I got my girlfriend to stop smoking. She put in the effort, but its fair to say if she had never met me she would have continued smoking, probably for the rest of her life (her mother, and brothers and extended family all smoke).

So although we are very clever, and although we have almost godlike access to information (google and wiki are a wicked combination – you can learn almost everything about the world whilst sitting on your rump), it’s not enough. You can tell people how their life expectancy can change with smoking, you can provide stats, but until they see the consequence in a way that they can relate to it (in a way that connects them to their behaviour, and connects their behaviour to the world), it won't matter.

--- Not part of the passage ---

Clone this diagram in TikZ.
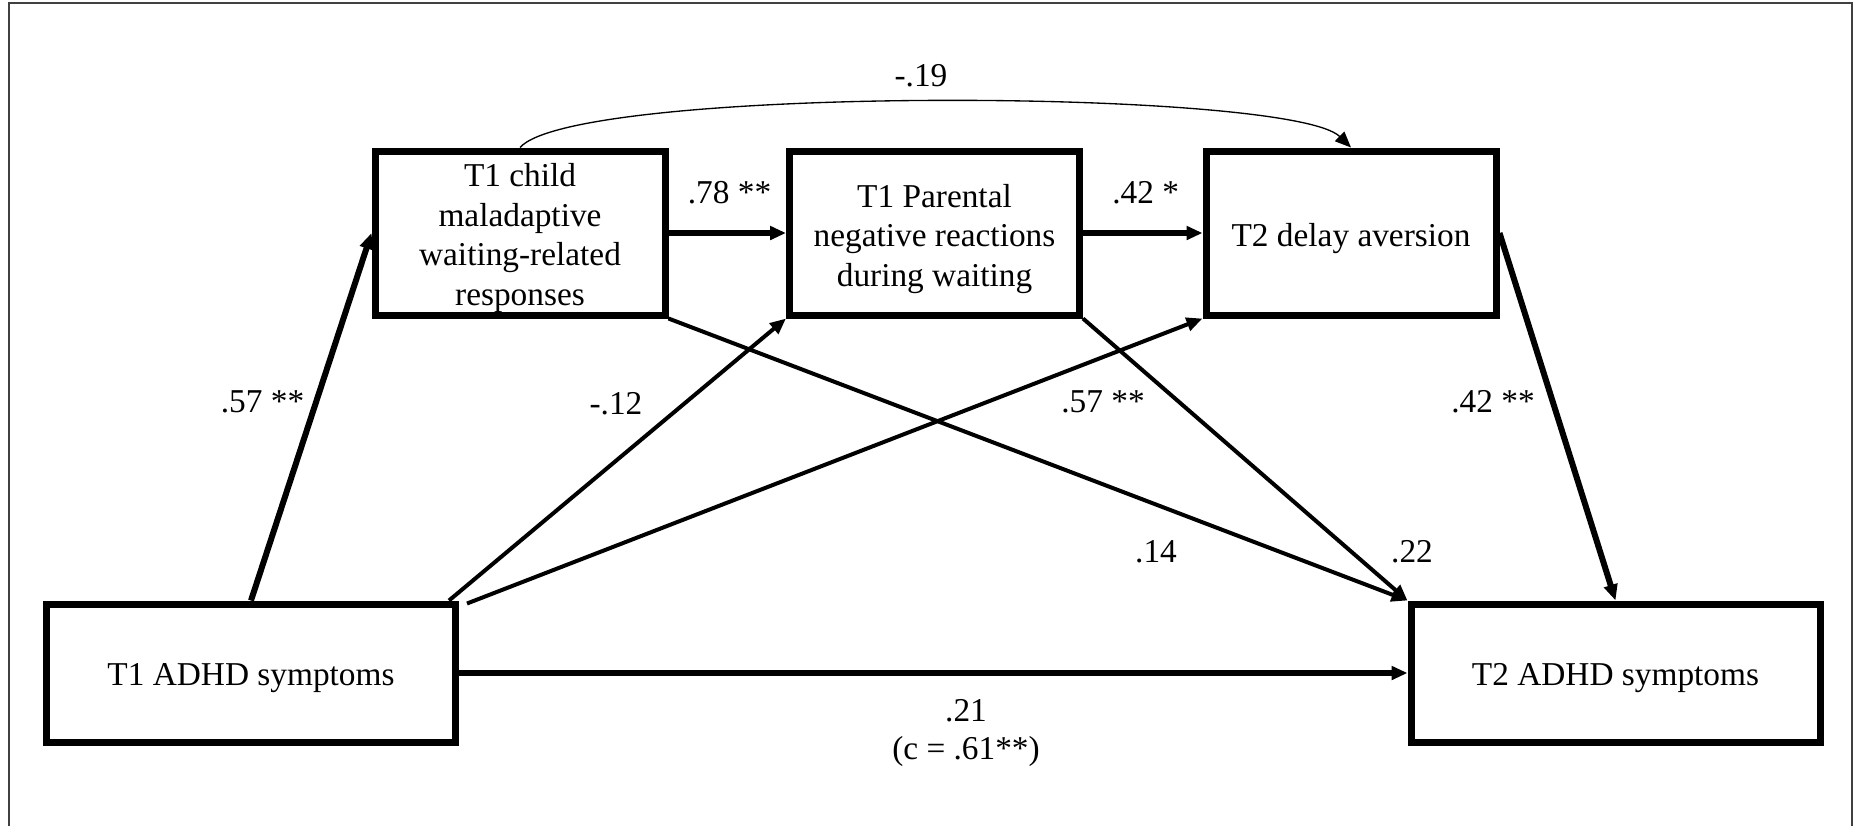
\documentclass[tikz,border=0pt]{standalone}
\usepackage{fontspec}
\setmainfont{Liberation Serif}
\usetikzlibrary{arrows.meta,calc}
\newcommand{\boxtxt}[2]{\raisebox{#1}[\height][\depth]{\begin{tabular}{@{}c@{}}#2\end{tabular}}}
\tikzset{
  box/.style={draw, line width=2.1pt, rectangle, inner sep=0pt, font=\fontsize{10}{11.95}\selectfont},
  smallbox/.style={box, minimum width=87pt, minimum height=49.2pt},
  bigbox/.style={box, minimum width=122.7pt, minimum height=41.4pt},
  tip/.style={-{Triangle[length=4.8pt,width=4pt]}},
  thickarrow/.style={tip, line width=1.8pt},
  medarrow/.style={tip, line width=1.2pt},
  thinarrow/.style={tip, line width=0.4pt},
  lbl/.style={font=\fontsize{10}{12}\selectfont, inner sep=0pt},
}
\begin{document}
\begin{tikzpicture}[x=0.3pt, y=-0.3pt]
\useasboundingbox (0,0) rectangle (1854,826);
% outer frame (no bottom edge)
\draw[line width=0.6pt, black!75] (9,826) -- (9,3) -- (1852,3) -- (1852,826);
% boxes
\node[smallbox] (A) at (520,233) {\boxtxt{-1.5pt}{T1 child\\maladaptive\\waiting-related\\responses}};
\node[smallbox] (B) at (934.5,233) {\boxtxt{-1.8pt}{T1 Parental\\negative reactions\\during waiting}};
\node[smallbox] (C) at (1351,233) {\boxtxt{-1.8pt}{T2 delay aversion}};
\node[bigbox] (D) at (251,673) {\boxtxt{-1.5pt}{T1 ADHD symptoms}};
\node[bigbox] (E) at (1615.5,673) {\boxtxt{-1.5pt}{T2 ADHD symptoms}};
% connectors
\draw[thickarrow] (D.north) -- (A.west);
\draw[thickarrow] (A.east) -- (B.west);
\draw[thickarrow] (B.east) -- (C.west);
\draw[thickarrow] (C.east) -- (E.north);
\draw[thickarrow] (D.east) -- (E.west);
\draw[medarrow] ($(D.north east)+(-10,0)$) -- (B.south west);
\draw[medarrow] ($(D.north east)+(8,3)$) -- (C.south west);
\draw[medarrow] (A.south east) -- (E.north west);
\draw[medarrow] (B.south east) -- (E.north west);
\draw[thinarrow] (A.north) .. controls (575,85) and (1290,88) .. (C.north);
% labels
\node[lbl] (l1) at (262.5,402) {.57 **};
\node[lbl] (l2) at (729.5,193) {.78 **};
\node[lbl] (l3) at (1145.7,193) {.42 *};
\node[lbl] (l4) at (921,76) {-.19};
\node[lbl] (l5) at (616,404) {-.12};
\node[lbl] (l6) at (1103,402) {.57 **};
\node[lbl] (l7) at (1493,402) {.42 **};
\node[lbl] (l8) at (1156,552) {.14};
\node[lbl] (l9) at (1412,552) {.22};
\node[lbl] (l10) at (966,711) {.21};
\node[lbl] (l11) at (966,751) {(c = .61**)};
\end{tikzpicture}
\end{document}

So it’s not enough reading that one ‘expert’ says climate change is a hoax and another says it is doomsday tomorrow. What is necessary is that we simply know what it happening in the world, know what is self-evident, and then begin to respond to that reality. Any creature who cannot respond instinctively to such a basic premise probably deserves to have a big flyswatter with EXTINCTION written on it smack the species a few decent blows.

Whilst in the gym watching the Tour de France I was aware of the mighty hearts that men have. I saw beer drinking students running topless alongside the riders on Alp d’Huez. Yes, humanity has struggled through some tough times. Great plagues infested the Earth, and each time people fought back. I have no doubt we will grit our teeth up the next few mountains. But we have a few additional risk factors that sheer grit and determination are no match for: I'm talking about, for a one, the few thousand nuclear weapons that exist, with a handful drifting in our backpacks, and already an eager bunch of extremists who are happy to kill themselves in order to make a philosophical point.

Many of our number will be lost in this war, while above us, clouds will swill violently with the dark souls of arrogant men and women who thought they knew it all. Those who remain, hopefully, will have learned why critical thinking is a step ahead of being merely ‘positive’. An optimistic smoker is no different from someone who goes unhappily to work each day, or remains unhappily involved with someone they don’t love, or worries that the world might be in trouble, but is too lazy to give those thoughts their due, too lazy to do anything about their situation. This optimism then is a costly fantasy in self-denial, but it's part of our collective delusion, and ultimately, our collective cost.

Think about it. What if we’re wrong?